PART 723_BOARD FOR CORRECTION OF NAVAL RECORDS--Table of Contents
 
Sec. 723.3  Application for correction.

    (a) General requirements. (1) The application for correction must be 
submitted on DD 149 (Application for Correction of Military Record) or 
exact facsimile thereof, and should be addressed to: Board for 
Correction of Naval Records, Department of the Navy, 2 Navy Annex, 
Washington, DC 20370-5100. Forms and other explanatory matter may be 
obtained from the Board upon request.
    (2) Except as provided in paragraph (a)(3) of this section, the 
application shall be signed by the person requesting corrective action 
with respect to his/her record and will either be sworn to or will 
contain a provision to the effect that the statements submitted in the 
application are made with full knowledge of the penalty provided by law 
for making a false statement or claim. (18 U.S.C. 287 and 1001)
    (3) When the record in question is that of a person who is incapable 
of making application, or whose whereabouts is unknown, or when such 
person is deceased, the application may be made by a spouse, parent, 
heir, or legal representative. Proof of proper interest shall be 
submitted with the application.
    (b) Time limit for filing application. Applications for correction 
of a record must be filed within 3 years after discovery of the alleged 
error or injustice. Failure to file within the time prescribed may be 
excused by the Board if it finds it would be in the interest of justice 
to do so. If the application is filed more than 3 years after discovery 
of the error or injustice, the application must set forth the reason why 
the Board should find it in the interest of justice to excuse the 
failure to file the application within the time prescribed.

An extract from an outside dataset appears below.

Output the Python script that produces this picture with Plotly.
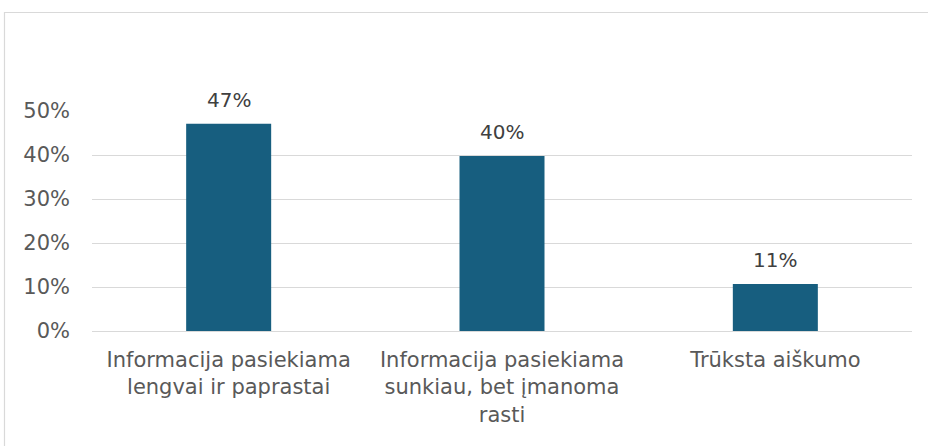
import plotly.graph_objects as go

categories = ["Informacija pasiekiama<br>lengvai ir paprastai",
              "Informacija pasiekiama<br>sunkiau, bet įmanoma<br>rasti",
              "Trūksta aiškumo"]
shares = [0.471, 0.398, 0.107]
share_labels = ["47%", "40%", "11%"]
y_ticks = [0, 0.1, 0.2, 0.3, 0.4, 0.5]
y_tick_labels = ["0%", "10%", "20%", "30%", "40%", "50%"]

W, H = 928, 446
L, R, T, B = 92, 16, 111, 115
FONT = "DejaVu Sans, Open Sans"

fig = go.Figure()
fig.add_trace(go.Bar(
    x=categories,
    y=shares,
    marker=dict(color="#175E7F", line=dict(width=0)),
    width=0.311,
    hoverinfo="skip",
))

# data labels above the bars
for cat, val, lab in zip(categories, shares, share_labels):
    fig.add_annotation(x=cat, y=val, text=lab, showarrow=False,
                       yanchor="bottom", yshift=10,
                       font=dict(family=FONT, size=20, color="#404040"))

# outer frame of the chart area (px -> paper coords)
def px_x(px):
    return (px - L) / (W - L - R)

def px_y(py):
    return (H - B - py) / (H - T - B)

fig.add_shape(type="rect", xref="paper", yref="paper",
              x0=px_x(4.5), x1=px_x(940), y0=px_y(470), y1=px_y(12.5),
              line=dict(color="#D9D9D9", width=1.2), fillcolor="rgba(0,0,0,0)",
              layer="below")

fig.update_layout(
    width=W, height=H,
    margin=dict(l=L, r=R, t=T, b=B),
    paper_bgcolor="white", plot_bgcolor="white",
    showlegend=False,
    font=dict(family=FONT, color="#595959", size=21),
)
fig.update_xaxes(
    showline=False, showgrid=False, ticks="",
    tickfont=dict(family=FONT, size=21, color="#595959"),
    ticklabelstandoff=14,
)
fig.update_yaxes(
    range=[0, 0.5], tickvals=y_ticks, ticktext=y_tick_labels,
    showgrid=True, gridcolor="#D9D9D9", gridwidth=1.2,
    zeroline=True, zerolinecolor="#D9D9D9", zerolinewidth=1.2,
    showline=False, ticks="",
    tickfont=dict(family=FONT, size=21, color="#595959"),
    ticklabelstandoff=21,
)

# drop the default page margin so the figure sits at the window's corner
fig.write_html("out.html", config={"displayModeBar": False},
               post_script="document.body.style.margin='0';")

    (c) Acceptance of applications. An application will be accepted for 
consideration unless:
    (1) The Board lacks jurisdiction.
    (2) The Board lacks authority to grant effective relief.

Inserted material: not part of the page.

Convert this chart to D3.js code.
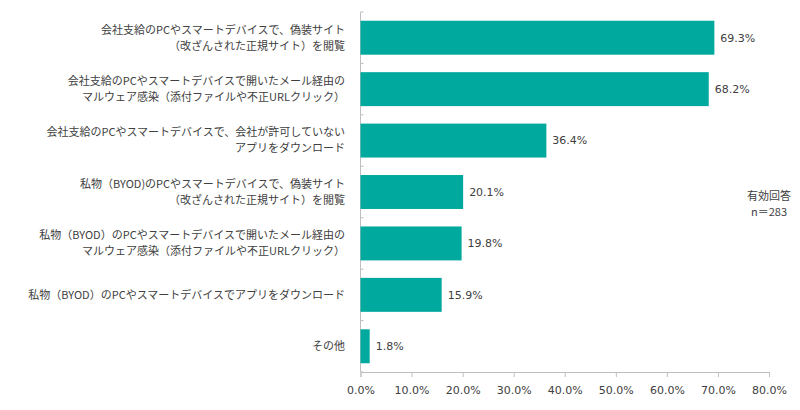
<!DOCTYPE html>
<html lang="ja">
<head>
    <meta charset="UTF-8">
    <title>不正アクセス経路</title>
    <script src="https://d3js.org/d3.v7.min.js"></script>
    <style>
        body { margin: 0; background: #fff; }
        .cat { font-family: "Noto Sans CJK JP", sans-serif; font-size: 11px; fill: #404040; }
        .val, .tick text { font-family: "DejaVu Sans", Verdana, sans-serif; font-size: 11px; fill: #404040; }
    </style>
</head>
<body>
    <div id="chart"></div>

    <script>
        // Categories (each as lines of text)
        const categories = [
            ["会社支給のPCやスマートデバイスで、偽装サイト", "（改ざんされた正規サイト）を閲覧"],
            ["会社支給のPCやスマートデバイスで開いたメール経由の", "マルウェア感染（添付ファイルや不正URLクリック）"],
            ["会社支給のPCやスマートデバイスで、会社が許可していない", "アプリをダウンロード"],
            ["私物（BYOD)のPCやスマートデバイスで、偽装サイト", "（改ざんされた正規サイト）を閲覧"],
            ["私物（BYOD）のPCやスマートデバイスで開いたメール経由の", "マルウェア感染（添付ファイルや不正URLクリック）"],
            ["私物（BYOD）のPCやスマートデバイスでアプリをダウンロード"],
            ["その他"]
        ];

        const values = [69.3, 68.2, 36.4, 20.1, 19.8, 15.9, 1.8];

        const xTicks = [0, 10, 20, 30, 40, 50, 60, 70, 80];

        const noteLines = ["有効回答", "n＝283"];

        const width = 800, height = 410;
        const plot = {left: 360.5, right: 769, top: 12, bottom: 372};

        const svg = d3.select("#chart")
            .append("svg")
            .attr("width", width)
            .attr("height", height);

        const x = d3.scaleLinear()
            .domain([0, 80])
            .range([plot.left, plot.right]);

        const y = d3.scaleBand()
            .domain(d3.range(categories.length))
            .range([plot.top, plot.bottom])
            .paddingInner(0.34)
            .paddingOuter(0.17);

        // x axis
        const xAxis = svg.append("g")
            .attr("transform", `translate(0,${plot.bottom})`)
            .call(d3.axisBottom(x).tickValues(xTicks).tickSize(5).tickPadding(9)
                .tickFormat(d => d.toFixed(1) + "%"));
        xAxis.select(".domain").attr("stroke", "#bfbfbf");
        xAxis.selectAll(".tick line").attr("stroke", "#bfbfbf");

        // y axis line and boundary ticks
        svg.append("line")
            .attr("x1", plot.left).attr("x2", plot.left)
            .attr("y1", plot.top).attr("y2", plot.bottom)
            .attr("stroke", "#bfbfbf");

        svg.selectAll(".ytick")
            .data(d3.range(categories.length + 1))
            .enter().append("line")
            .attr("class", "ytick")
            .attr("x1", plot.left).attr("x2", plot.left + 3)
            .attr("y1", i => plot.top + i * y.step())
            .attr("y2", i => plot.top + i * y.step())
            .attr("stroke", "#bfbfbf");

        // bars
        svg.selectAll(".bar")
            .data(values)
            .enter().append("rect")
            .attr("class", "bar")
            .attr("x", x(0))
            .attr("y", (d, i) => y(i))
            .attr("width", d => x(d) - x(0))
            .attr("height", y.bandwidth())
            .attr("fill", "#00a99d");

        // value labels
        svg.selectAll(".val")
            .data(values)
            .enter().append("text")
            .attr("class", "val")
            .attr("x", d => x(d) + 6)
            .attr("y", (d, i) => y(i) + y.bandwidth() / 2)
            .attr("dy", "0.35em")
            .text(d => d.toFixed(1) + "%");

        // category labels
        const lineH = 16;
        svg.selectAll(".cat")
            .data(categories)
            .enter().append("text")
            .attr("class", "cat")
            .attr("text-anchor", "end")
            .each(function(lines, i) {
                const cy = y(i) + y.bandwidth() / 2;
                d3.select(this).selectAll("tspan")
                    .data(lines)
                    .enter().append("tspan")
                    .attr("x", 345)
                    .attr("y", (l, j) => cy + (j - (lines.length - 1) / 2) * lineH)
                    .attr("dy", "0.35em")
                    .text(l => l);
            });

        // note
        svg.selectAll(".note")
            .data(noteLines)
            .enter().append("text")
            .attr("class", "cat")
            .attr("text-anchor", "middle")
            .attr("x", 769)
            .attr("y", (d, i) => 196 + i * 16)
            .attr("dy", "0.35em")
            .text(d => d);
    </script>
</body>
</html>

    (3) The applicant has failed to comply with the filing requirements 
of paragraphs (a)(l), (a)(2), or (a)(3) of this section.
    (4) The applicant has failed to exhaust all available administrative 
remedies.
    (5) The applicant has failed to file an application within 3 years 
after discovery of the alleged error or injustice and has not provided a 
reason or reasons why the Board should find it in the interest of 
justice to excuse the failure to file the application within the 
prescribed 3-year period.
    (d) Other proceedings not stayed. Filing an application with the 
Board shall not operate as a stay of any other proceedings being taken 
with respect to the person involved.
    (e) Consideration of application. (1) Each application accepted for 
consideration and all pertinent evidence of record will be reviewed by a 
three member panel sitting in executive session, to determine whether to 
authorize a hearing, recommend that the records be corrected without a 
hearing, or to deny the application without a hearing. This 
determination will be made by majority vote.

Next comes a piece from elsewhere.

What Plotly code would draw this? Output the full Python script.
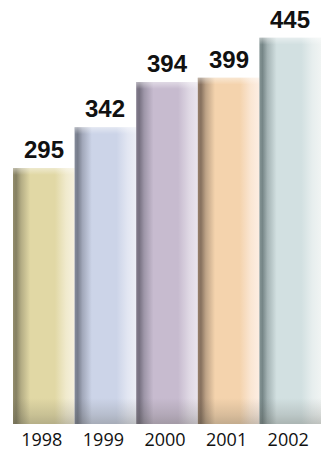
import plotly.graph_objects as go

# Annual totals
years = ["1998", "1999", "2000", "2001", "2002"]
values = [295, 342, 394, 399, 445]

# Per-bar shading: left edge shadow, main body, right highlight
edge_colors = ["#858062", "#777d8c", "#767080", "#86705e", "#768687"]
body_colors = ["#e1d8a5", "#ccd4e8", "#c7bbcf", "#f4d3ad", "#d2e0e1"]
light_colors = ["#f6f1de", "#eceef6", "#e9e4ed", "#fdeee3", "#f0f4f3"]


def mix(c1, c2, t):
    a = [int(c1[i:i + 2], 16) for i in (1, 3, 5)]
    b = [int(c2[i:i + 2], 16) for i in (1, 3, 5)]
    return "#%02x%02x%02x" % tuple(round(a[k] + (b[k] - a[k]) * t) for k in range(3))


fig = go.Figure()
half = 0.5
for i, (yr, v) in enumerate(zip(years, values)):
    dark, body, light = edge_colors[i], body_colors[i], light_colors[i]
    xs = [i - half, i + half, i + half, i - half, i - half]
    ys = [0, 0, v, v, 0]
    fig.add_trace(go.Scatter(
        x=xs, y=ys, mode="lines", line=dict(width=0),
        fill="toself",
        fillgradient=dict(
            type="horizontal",
            colorscale=[
                [0.0, mix(dark, body, 0.15)],
                [0.05, dark],
                [0.13, mix(dark, body, 0.5)],
                [0.28, body],
                [0.68, body],
                [0.86, mix(body, light, 0.7)],
                [1.0, light],
            ],
        ),
        hoverinfo="skip", showlegend=False,
    ))
    # soft darkening toward the foot of each bar
    foot = 30
    fig.add_trace(go.Scatter(
        x=xs, y=[0, 0, foot, foot, 0], mode="lines", line=dict(width=0),
        fill="toself",
        fillgradient=dict(
            type="vertical",
            colorscale=[
                [0.0, "rgba(70,70,60,0.28)"],
                [0.35, "rgba(70,70,60,0.16)"],
                [1.0, "rgba(70,70,60,0.0)"],
            ],
        ),
        hoverinfo="skip", showlegend=False,
    ))
    # pale haze along the top edge
    fig.add_trace(go.Scatter(
        x=xs, y=[v - 8, v - 8, v, v, v - 8], mode="lines", line=dict(width=0),
        fill="toself",
        fillgradient=dict(
            type="vertical",
            colorscale=[
                [0.0, "rgba(255,255,255,0.0)"],
                [1.0, "rgba(255,255,255,0.45)"],
            ],
        ),
        hoverinfo="skip", showlegend=False,
    ))

# Value labels above bars
for i, v in enumerate(values):
    fig.add_annotation(
        x=i, y=v, text=str(v), showarrow=False,
        yanchor="bottom", yshift=3,
        font=dict(family="Liberation Sans Narrow, Liberation Sans, Arial, sans-serif",
                  size=24, color="#111111", weight="bold"),
    )

fig.update_layout(
    width=321, height=459,
    margin=dict(l=13, r=0, t=0, b=35),
    paper_bgcolor="white", plot_bgcolor="white",
    xaxis=dict(
        range=[-0.5, 4.5], tickmode="array",
        tickvals=list(range(len(years))), ticktext=years,
        showgrid=False, zeroline=False, showline=False, ticks="",
        tickfont=dict(family="Open Sans", size=18, color="#111111"),
        ticklabelshift=-2, ticklabelstandoff=3,
    ),
    yaxis=dict(
        range=[0, 488.5], visible=False, showgrid=False, zeroline=False,
    ),
)

fig.write_html("out.html")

    (2) The Board may deny an application in executive session if it 
determines that the evidence of record fails to demonstrate the 
existence of probable material error or injustice. The

[[Page 227]]

Board relies on a presumption of regularity to support the official 
actions of public officers and, in the absence of substantial evidence 
to the contrary, will presume that they have properly discharged their 
official duties. Applicants have the burden of overcoming this 
presumption but the Board will not deny an application solely because 
the record was made by or at the direction of the President or the 
Secretary in connection with proceedings other than proceedings of a 
board for the correction of military or naval records. Denial of an 
application on the grounds of insufficient evidence to demonstrate the 
existence of probable material error or injustice is final subject to 
the provisions for reconsideration contained in Sec. 723.9.
    (3) When an original application or a request for further 
consideration of a previously denied application is denied without a 
hearing, the Board's determination shall be made in writing and include 
a brief statement of the grounds for denial.
    (4) The brief statement of the grounds for denial shall include the 
reasons for the determination that relief should not be granted, 
including the applicant's claims of constitutional, statutory and/or 
regulatory violations that were rejected, together with all the 
essential facts upon which the denial is based, including, if 
applicable, factors required by regulation to be considered for 
determination of the character of and reason for discharge. Further the 
Board shall make a determination as to the applicability of the 
provisions of the Military Whistleblower Protection Act (10 U.S.C. 1034) 
if it is invoked by the applicant or reasonably raised by the evidence. 
Attached to the statement shall be any advisory opinion considered by 
the Board which is not fully set out in the statement. The applicant 
will also be advised of reconsideration procedures.
    (5) The statement of the grounds for denial, together with all 
attachments, shall be furnished promptly to the applicant and counsel, 
who shall also be informed that the name and final vote of each Board 
member will be furnished or made available upon request. Classified or 
privileged material will not be incorporated or attached to the Board 
statement; rather, unclassified or nonprivileged summaries of such 
material will be so used and written explanations for the substitution 
will be provided to the applicant and counsel.